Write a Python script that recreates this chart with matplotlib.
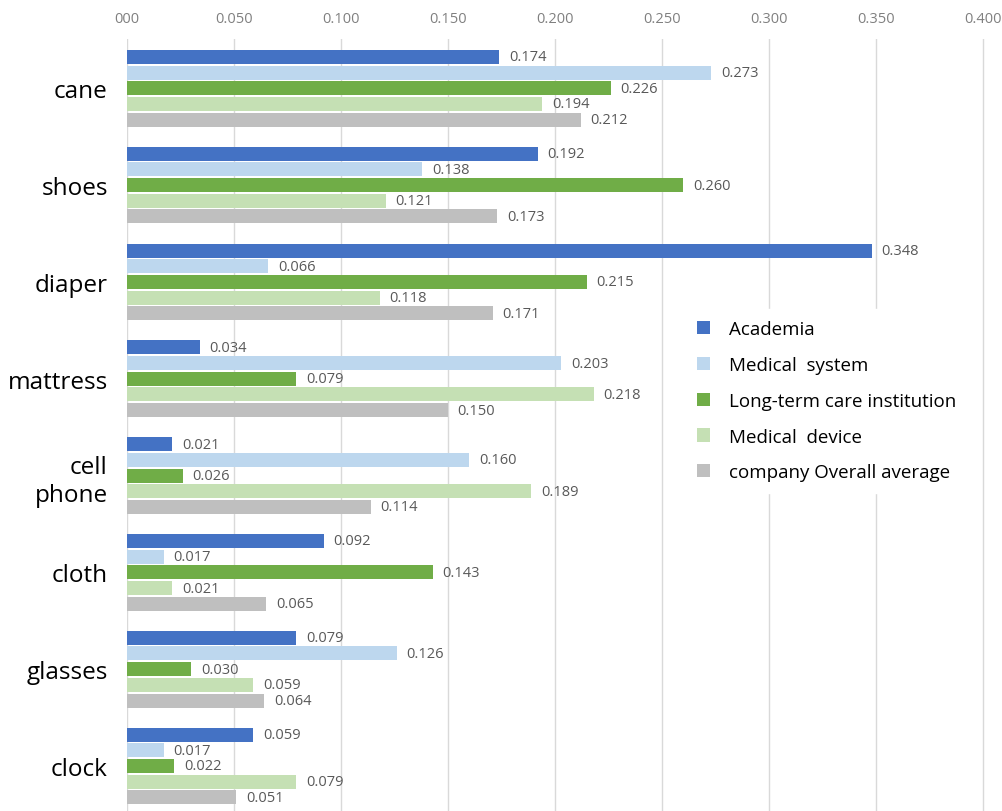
import numpy as np
import matplotlib.pyplot as plt

plt.rcParams['font.family'] = ['Open Sans', 'DejaVu Sans']

categories = ['cane', 'shoes', 'diaper', 'mattress', 'cell\nphone', 'cloth', 'glasses', 'clock']
series = ['Academia', 'Medical  system', 'Long-term care institution',
          'Medical  device', 'company Overall average']
academia = [0.174, 0.192, 0.348, 0.034, 0.021, 0.092, 0.079, 0.059]
medical_system = [0.273, 0.138, 0.066, 0.203, 0.160, 0.017, 0.126, 0.017]
long_term_care = [0.226, 0.260, 0.215, 0.079, 0.026, 0.143, 0.030, 0.022]
medical_device = [0.194, 0.121, 0.118, 0.218, 0.189, 0.021, 0.059, 0.079]
overall_avg = [0.212, 0.173, 0.171, 0.150, 0.114, 0.065, 0.064, 0.051]
tick_vals = [0.0, 0.05, 0.1, 0.15, 0.2, 0.25, 0.3, 0.35, 0.4]
tick_labels = ['000', '0.050', '0.100', '0.150', '0.200', '0.250', '0.300', '0.350', '0.400']

colors = ['#4472C4', '#BDD7EE', '#70AD47', '#C5E0B4', '#BFBFBF']
values = [academia, medical_system, long_term_care, medical_device, overall_avg]

fig = plt.figure(figsize=(10.02, 8.12), dpi=100)
ax = fig.add_axes([0.127, 0.0, 0.873, 0.951])

y = np.arange(len(categories))
step = 0.162
height = 0.145
for j, (vals, col, name) in enumerate(zip(values, colors, series)):
    pos = y + (j - 2) * step
    ax.barh(pos, vals, height=height, color=col, label=name, zorder=2)
    for p, v in zip(pos, vals):
        ax.text(v + 0.0045, p, '%.3f' % v, va='center', ha='left',
                fontsize=10.5, color='#595959', zorder=3)

ax.set_xlim(0, 0.409)
ax.set_ylim(7.465, -0.511)
ax.xaxis.tick_top()
ax.set_xticks(tick_vals)
ax.set_xticklabels(tick_labels, fontsize=10.5, color='#808080')
ax.tick_params(axis='x', length=0, pad=9)
ax.set_yticks(y)
ax.set_yticklabels(categories, fontsize=17.5, color='black', linespacing=1.25)
ax.tick_params(axis='y', length=0, pad=14)
ax.grid(axis='x', color='#D9D9D9', linewidth=1, zorder=0)
ax.set_axisbelow(True)
for s in ax.spines.values():
    s.set_visible(False)

leg = fig.legend(loc='upper left', bbox_to_anchor=(0.675, 0.63), frameon=True,
                 fontsize=13.5, handlelength=0.7, handleheight=0.7,
                 handletextpad=1.0, labelspacing=0.95, borderpad=0.6)
leg.get_frame().set_edgecolor('white')
leg.get_frame().set_facecolor('white')
leg.get_frame().set_alpha(1)

fig.savefig('out.png', dpi=100)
+ + + +
> EXERCISE DIRECTIONS:
Reproduce every line precisely as given, omitting all pictures.

> EXERCISE ANSWER:
Write a Python script that recreates this chart with matplotlib.
import numpy as np
import matplotlib.pyplot as plt

plt.rcParams['font.family'] = ['Open Sans', 'DejaVu Sans']

categories = ['cane', 'shoes', 'diaper', 'mattress', 'cell\nphone', 'cloth', 'glasses', 'clock']
series = ['Academia', 'Medical  system', 'Long-term care institution',
          'Medical  device', 'company Overall average']
academia = [0.174, 0.192, 0.348, 0.034, 0.021, 0.092, 0.079, 0.059]
medical_system = [0.273, 0.138, 0.066, 0.203, 0.160, 0.017, 0.126, 0.017]
long_term_care = [0.226, 0.260, 0.215, 0.079, 0.026, 0.143, 0.030, 0.022]
medical_device = [0.194, 0.121, 0.118, 0.218, 0.189, 0.021, 0.059, 0.079]
overall_avg = [0.212, 0.173, 0.171, 0.150, 0.114, 0.065, 0.064, 0.051]
tick_vals = [0.0, 0.05, 0.1, 0.15, 0.2, 0.25, 0.3, 0.35, 0.4]
tick_labels = ['000', '0.050', '0.100', '0.150', '0.200', '0.250', '0.300', '0.350', '0.400']

colors = ['#4472C4', '#BDD7EE', '#70AD47', '#C5E0B4', '#BFBFBF']
values = [academia, medical_system, long_term_care, medical_device, overall_avg]

fig = plt.figure(figsize=(10.02, 8.12), dpi=100)
ax = fig.add_axes([0.127, 0.0, 0.873, 0.951])

y = np.arange(len(categories))
step = 0.162
height = 0.145
for j, (vals, col, name) in enumerate(zip(values, colors, series)):
    pos = y + (j - 2) * step
    ax.barh(pos, vals, height=height, color=col, label=name, zorder=2)
    for p, v in zip(pos, vals):
        ax.text(v + 0.0045, p, '%.3f' % v, va='center', ha='left',
                fontsize=10.5, color='#595959', zorder=3)

ax.set_xlim(0, 0.409)
ax.set_ylim(7.465, -0.511)
ax.xaxis.tick_top()
ax.set_xticks(tick_vals)
ax.set_xticklabels(tick_labels, fontsize=10.5, color='#808080')
ax.tick_params(axis='x', length=0, pad=9)
ax.set_yticks(y)
ax.set_yticklabels(categories, fontsize=17.5, color='black', linespacing=1.25)
ax.tick_params(axis='y', length=0, pad=14)
ax.grid(axis='x', color='#D9D9D9', linewidth=1, zorder=0)
ax.set_axisbelow(True)
for s in ax.spines.values():
    s.set_visible(False)

leg = fig.legend(loc='upper left', bbox_to_anchor=(0.675, 0.63), frameon=True,
                 fontsize=13.5, handlelength=0.7, handleheight=0.7,
                 handletextpad=1.0, labelspacing=0.95, borderpad=0.6)
leg.get_frame().set_edgecolor('white')
leg.get_frame().set_facecolor('white')
leg.get_frame().set_alpha(1)

fig.savefig('out.png', dpi=100)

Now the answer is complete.